§ **Source excerpt**:
begin

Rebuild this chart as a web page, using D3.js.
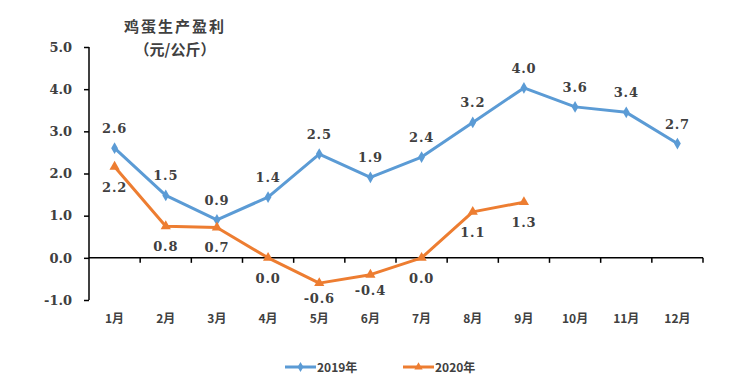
<!DOCTYPE html>
<html><head><meta charset="utf-8">
<script src="https://cdn.jsdelivr.net/npm/d3@7/dist/d3.min.js"></script>
<style>body{margin:0;background:#fff}svg{display:block}</style>
</head><body>
<svg id="c" width="752" height="382"></svg>
<script>
const categories = ["1月","2月","3月","4月","5月","6月","7月","8月","9月","10月","11月","12月"];
const values2019 = [2.6,1.48,0.9,1.44,2.46,1.91,2.39,3.21,4.03,3.58,3.45,2.71];
const labels2019 = ["2.6","1.5","0.9","1.4","2.5","1.9","2.4","3.2","4.0","3.6","3.4","2.7"];
const values2020 = [2.16,0.75,0.72,0.0,-0.6,-0.4,0.0,1.09,1.32];
const labels2020 = ["2.2","0.8","0.7","0.0","-0.6","-0.4","0.0","1.1","1.3"];
const yTicks = [-1,0,1,2,3,4,5];
const seriesNames = ["2019年","2020年"];

const svg = d3.select("#c");
const x = d3.scaleBand().domain(categories).range([89,703]);
const y = d3.scaleLinear().domain([-1,5]).range([300,47]);
const txt = "#404040";
const numFont = "'DejaVu Serif', serif";
const cjkFont = "'Noto Sans CJK SC', sans-serif";

// y axis
const ya = svg.append("g").attr("transform","translate(89,0)")
  .call(d3.axisLeft(y).tickValues(yTicks).tickSize(5).tickPadding(12).tickFormat(d=>d.toFixed(1)));
ya.select(".domain").attr("stroke","#000").attr("stroke-width",1.5).attr("d","M0,47V300");
ya.selectAll(".tick line").attr("stroke","#000").attr("stroke-width",1.5);
ya.selectAll(".tick text").attr("fill",txt).attr("font-family",numFont).attr("font-weight","bold").attr("font-size",13);

// x axis at zero
const xa = svg.append("g").attr("transform",`translate(0,${y(0)})`)
  .call(d3.axisBottom(x).tickSize(0).tickFormat(""));
xa.select(".domain").attr("stroke","#000").attr("stroke-width",1.5).attr("d","M89,0H703");
const bounds = d3.range(categories.length+1).map(i => 89 + i*x.step());
xa.selectAll(".bt").data(bounds.slice(1)).join("line")
  .attr("x1",d=>d).attr("x2",d=>d).attr("y1",0).attr("y2",5).attr("stroke","#000").attr("stroke-width",1.5);

// x category labels
svg.append("g").selectAll("text").data(categories).join("text")
  .attr("x",d=>x(d)+x.bandwidth()/2).attr("y",323).attr("text-anchor","middle")
  .attr("fill",txt).attr("font-family",cjkFont).attr("font-weight","bold").attr("font-size",12)
  .text(d=>d);

// title
svg.append("text").attr("x",175).attr("y",32).attr("text-anchor","middle")
  .attr("fill",txt).attr("font-family",cjkFont).attr("font-weight","bold").attr("font-size",15)
  .attr("letter-spacing",2).text("鸡蛋生产盈利");
svg.append("text").attr("x",175).attr("y",55).attr("text-anchor","middle")
  .attr("fill",txt).attr("font-family",cjkFont).attr("font-weight","bold").attr("font-size",15)
  .text("（元/公斤）");

const cx = i => x(categories[i]) + x.bandwidth()/2;
const line = d3.line().x((d,i)=>cx(i)).y(d=>y(d));
const blue = "#5B9BD5", orange = "#ED7D31";

svg.append("path").datum(values2019).attr("d",line).attr("fill","none").attr("stroke",blue).attr("stroke-width",3).attr("stroke-linejoin","round");
svg.append("path").datum(values2020).attr("d",line).attr("fill","none").attr("stroke",orange).attr("stroke-width",3).attr("stroke-linejoin","round");

svg.append("g").selectAll("path").data(values2019).join("path")
  .attr("d",d3.symbol(d3.symbolDiamond,40)).attr("transform",(d,i)=>`translate(${cx(i)},${y(d)})`).attr("fill",blue);
svg.append("g").selectAll("path").data(values2020).join("path")
  .attr("d",d3.symbol(d3.symbolTriangle,45)).attr("transform",(d,i)=>`translate(${cx(i)},${y(d)})`).attr("fill",orange);

// data labels
svg.append("g").selectAll("text").data(values2019).join("text")
  .attr("x",(d,i)=>cx(i)).attr("y",d=>y(d)-15).attr("text-anchor","middle")
  .attr("fill",txt).attr("font-family",numFont).attr("font-weight","bold").attr("font-size",13)
  .attr("letter-spacing",0.8).text((d,i)=>labels2019[i]);
svg.append("g").selectAll("text").data(values2020).join("text")
  .attr("x",(d,i)=>cx(i)).attr("y",d=>y(d)+(d<0?20:25)).attr("text-anchor","middle")
  .attr("fill",txt).attr("font-family",numFont).attr("font-weight","bold").attr("font-size",13)
  .attr("letter-spacing",0.8).text((d,i)=>labels2020[i]);

// legend
const leg = [{n:seriesNames[0],c:blue,s:d3.symbolDiamond,x:285},{n:seriesNames[1],c:orange,s:d3.symbolTriangle,x:403}];
const lg = svg.append("g").selectAll("g").data(leg).join("g").attr("transform",d=>`translate(${d.x},367)`);
lg.append("line").attr("x1",0).attr("x2",31).attr("stroke",d=>d.c).attr("stroke-width",3);
lg.append("path").attr("d",d=>d3.symbol(d.s,30)()).attr("transform","translate(15.5,0)").attr("fill",d=>d.c);
lg.append("text").attr("x",32).attr("y",4.5).attr("fill",txt).attr("font-family",cjkFont).attr("font-weight","bold").attr("font-size",12).text(d=>d.n);
</script>
</body></html>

end

§ **Direction**: Leave the pictures out and copy the rest of the data exactly.

§ **Solution to this exercise**:
Rebuild this chart as a web page, using D3.js.
<!DOCTYPE html>
<html><head><meta charset="utf-8">
<script src="https://cdn.jsdelivr.net/npm/d3@7/dist/d3.min.js"></script>
<style>body{margin:0;background:#fff}svg{display:block}</style>
</head><body>
<svg id="c" width="752" height="382"></svg>
<script>
const categories = ["1月","2月","3月","4月","5月","6月","7月","8月","9月","10月","11月","12月"];
const values2019 = [2.6,1.48,0.9,1.44,2.46,1.91,2.39,3.21,4.03,3.58,3.45,2.71];
const labels2019 = ["2.6","1.5","0.9","1.4","2.5","1.9","2.4","3.2","4.0","3.6","3.4","2.7"];
const values2020 = [2.16,0.75,0.72,0.0,-0.6,-0.4,0.0,1.09,1.32];
const labels2020 = ["2.2","0.8","0.7","0.0","-0.6","-0.4","0.0","1.1","1.3"];
const yTicks = [-1,0,1,2,3,4,5];
const seriesNames = ["2019年","2020年"];

const svg = d3.select("#c");
const x = d3.scaleBand().domain(categories).range([89,703]);
const y = d3.scaleLinear().domain([-1,5]).range([300,47]);
const txt = "#404040";
const numFont = "'DejaVu Serif', serif";
const cjkFont = "'Noto Sans CJK SC', sans-serif";

// y axis
const ya = svg.append("g").attr("transform","translate(89,0)")
  .call(d3.axisLeft(y).tickValues(yTicks).tickSize(5).tickPadding(12).tickFormat(d=>d.toFixed(1)));
ya.select(".domain").attr("stroke","#000").attr("stroke-width",1.5).attr("d","M0,47V300");
ya.selectAll(".tick line").attr("stroke","#000").attr("stroke-width",1.5);
ya.selectAll(".tick text").attr("fill",txt).attr("font-family",numFont).attr("font-weight","bold").attr("font-size",13);

// x axis at zero
const xa = svg.append("g").attr("transform",`translate(0,${y(0)})`)
  .call(d3.axisBottom(x).tickSize(0).tickFormat(""));
xa.select(".domain").attr("stroke","#000").attr("stroke-width",1.5).attr("d","M89,0H703");
const bounds = d3.range(categories.length+1).map(i => 89 + i*x.step());
xa.selectAll(".bt").data(bounds.slice(1)).join("line")
  .attr("x1",d=>d).attr("x2",d=>d).attr("y1",0).attr("y2",5).attr("stroke","#000").attr("stroke-width",1.5);

// x category labels
svg.append("g").selectAll("text").data(categories).join("text")
  .attr("x",d=>x(d)+x.bandwidth()/2).attr("y",323).attr("text-anchor","middle")
  .attr("fill",txt).attr("font-family",cjkFont).attr("font-weight","bold").attr("font-size",12)
  .text(d=>d);

// title
svg.append("text").attr("x",175).attr("y",32).attr("text-anchor","middle")
  .attr("fill",txt).attr("font-family",cjkFont).attr("font-weight","bold").attr("font-size",15)
  .attr("letter-spacing",2).text("鸡蛋生产盈利");
svg.append("text").attr("x",175).attr("y",55).attr("text-anchor","middle")
  .attr("fill",txt).attr("font-family",cjkFont).attr("font-weight","bold").attr("font-size",15)
  .text("（元/公斤）");

const cx = i => x(categories[i]) + x.bandwidth()/2;
const line = d3.line().x((d,i)=>cx(i)).y(d=>y(d));
const blue = "#5B9BD5", orange = "#ED7D31";

svg.append("path").datum(values2019).attr("d",line).attr("fill","none").attr("stroke",blue).attr("stroke-width",3).attr("stroke-linejoin","round");
svg.append("path").datum(values2020).attr("d",line).attr("fill","none").attr("stroke",orange).attr("stroke-width",3).attr("stroke-linejoin","round");

svg.append("g").selectAll("path").data(values2019).join("path")
  .attr("d",d3.symbol(d3.symbolDiamond,40)).attr("transform",(d,i)=>`translate(${cx(i)},${y(d)})`).attr("fill",blue);
svg.append("g").selectAll("path").data(values2020).join("path")
  .attr("d",d3.symbol(d3.symbolTriangle,45)).attr("transform",(d,i)=>`translate(${cx(i)},${y(d)})`).attr("fill",orange);

// data labels
svg.append("g").selectAll("text").data(values2019).join("text")
  .attr("x",(d,i)=>cx(i)).attr("y",d=>y(d)-15).attr("text-anchor","middle")
  .attr("fill",txt).attr("font-family",numFont).attr("font-weight","bold").attr("font-size",13)
  .attr("letter-spacing",0.8).text((d,i)=>labels2019[i]);
svg.append("g").selectAll("text").data(values2020).join("text")
  .attr("x",(d,i)=>cx(i)).attr("y",d=>y(d)+(d<0?20:25)).attr("text-anchor","middle")
  .attr("fill",txt).attr("font-family",numFont).attr("font-weight","bold").attr("font-size",13)
  .attr("letter-spacing",0.8).text((d,i)=>labels2020[i]);

// legend
const leg = [{n:seriesNames[0],c:blue,s:d3.symbolDiamond,x:285},{n:seriesNames[1],c:orange,s:d3.symbolTriangle,x:403}];
const lg = svg.append("g").selectAll("g").data(leg).join("g").attr("transform",d=>`translate(${d.x},367)`);
lg.append("line").attr("x1",0).attr("x2",31).attr("stroke",d=>d.c).attr("stroke-width",3);
lg.append("path").attr("d",d=>d3.symbol(d.s,30)()).attr("transform","translate(15.5,0)").attr("fill",d=>d.c);
lg.append("text").attr("x",32).attr("y",4.5).attr("fill",txt).attr("font-family",cjkFont).attr("font-weight","bold").attr("font-size",12).text(d=>d.n);
</script>
</body></html>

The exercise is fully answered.